Earlier phases of the Project, including the 2011 conference, at which I also presented, identified the main barrier to sustainable companies as the shareholder primacy model of corporate governance. The cross-jurisdictional analysis undertaken by Project members and presented at the final conference by Andrew Johnston, concluded that, contrary to popular belief, shareholder primacy is not the law in any jurisdiction (the UK comes closest, requiring directors to act in the best interests of shareholders as a whole). The problem is that statutory duties of directors tend to be so vague (in Canada, the duty is to act in “the best interests of the corporation”) that the shareholder primacy norm was able to step in to fill the gap. As Johnston noted, the argument that acting in the best interests of shareholders serves the best interests of society has – or at least had, prior to the 2008 financial crisis – become axiomatic. The crisis was an important moment for critical corporate law scholars, who had questioned the axiom all along but now had compelling evidence that shareholder primacy was a terrible basis for corporate governance. Unfortunately, the norm has proven difficult to shake.
One problem, as identified by Blanaid Clarke and others, is the ongoing lack of diversity among board members. The other problem is supplying an alternative to shareholder primacy. Although conference presenters and attendees differed on the details, all agreed that the alternative has to be a norm of environmental sustainability – environmental primacy, if you will. The arguments for environmental primacy are not theoretical: as opening keynote speaker Cecilie Mauritzen confirmed, the climate change facts are telling us that making this change is, to put it crudely, ‘do or fry’. Most conference-goers also agreed that this norm has to become an express aspect of the purpose of the corporation and of directors’ duties; several presentations on Day 1 of the conference, including my own, focused on how to articulate the corporate purpose and directors’ duties to ensure that profits are subject to sustainability, rather than making sustainability subject to maximizing profits.

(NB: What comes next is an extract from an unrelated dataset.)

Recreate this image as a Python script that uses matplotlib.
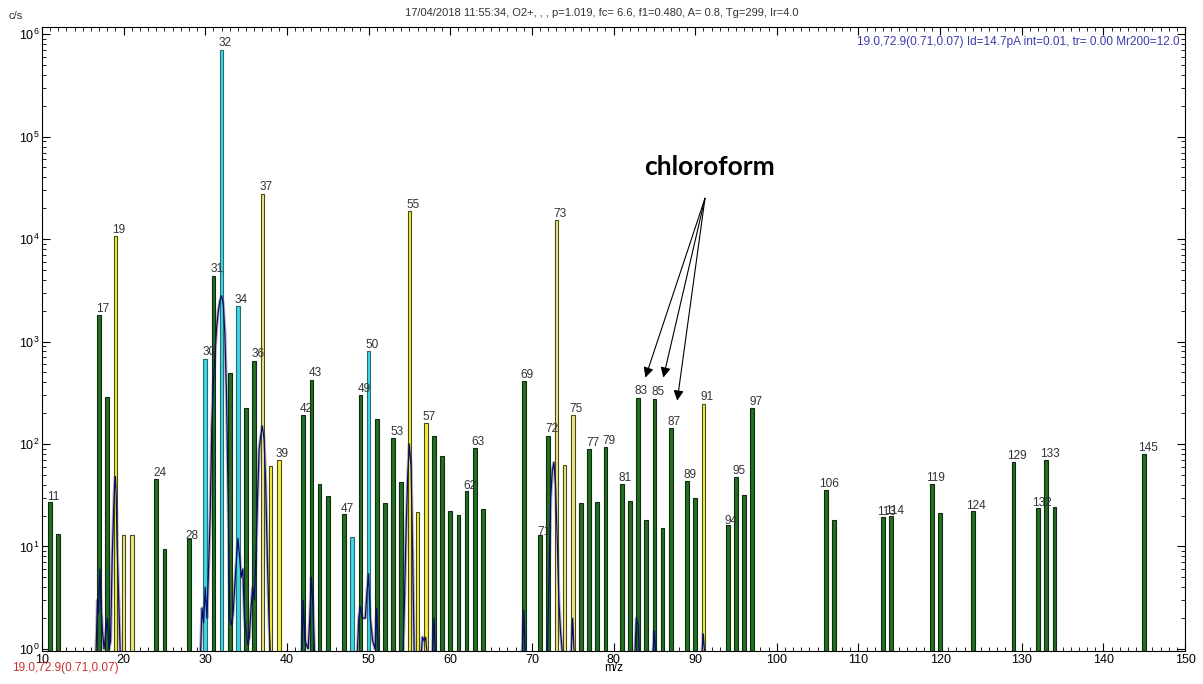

Day 2 of the conference made clear that amending the corporate purpose and directors’ duties is only one of several pieces of what Sjåfjell has called the jigsaw puzzle of sustainability. The other pieces, presented by scholars from across Europe and beyond, include law and development, insolvency law, contract law, securities law, tort law, insurance law, human rights law, tax subsidies, public procurement rules, takeover bid rules, accounting rules, auditing practices and credit ratings. As a scholar interested in connecting my work to the problem of sustainability, this can be daunting. But the Sustainable Companies Project demonstrates that we need not do it all on our own: there are other clever, creative and like-minded scholars out there with whom to confer and collaborate. Together, hopefully, we can put together this complex jigsaw puzzle, before it’s too late.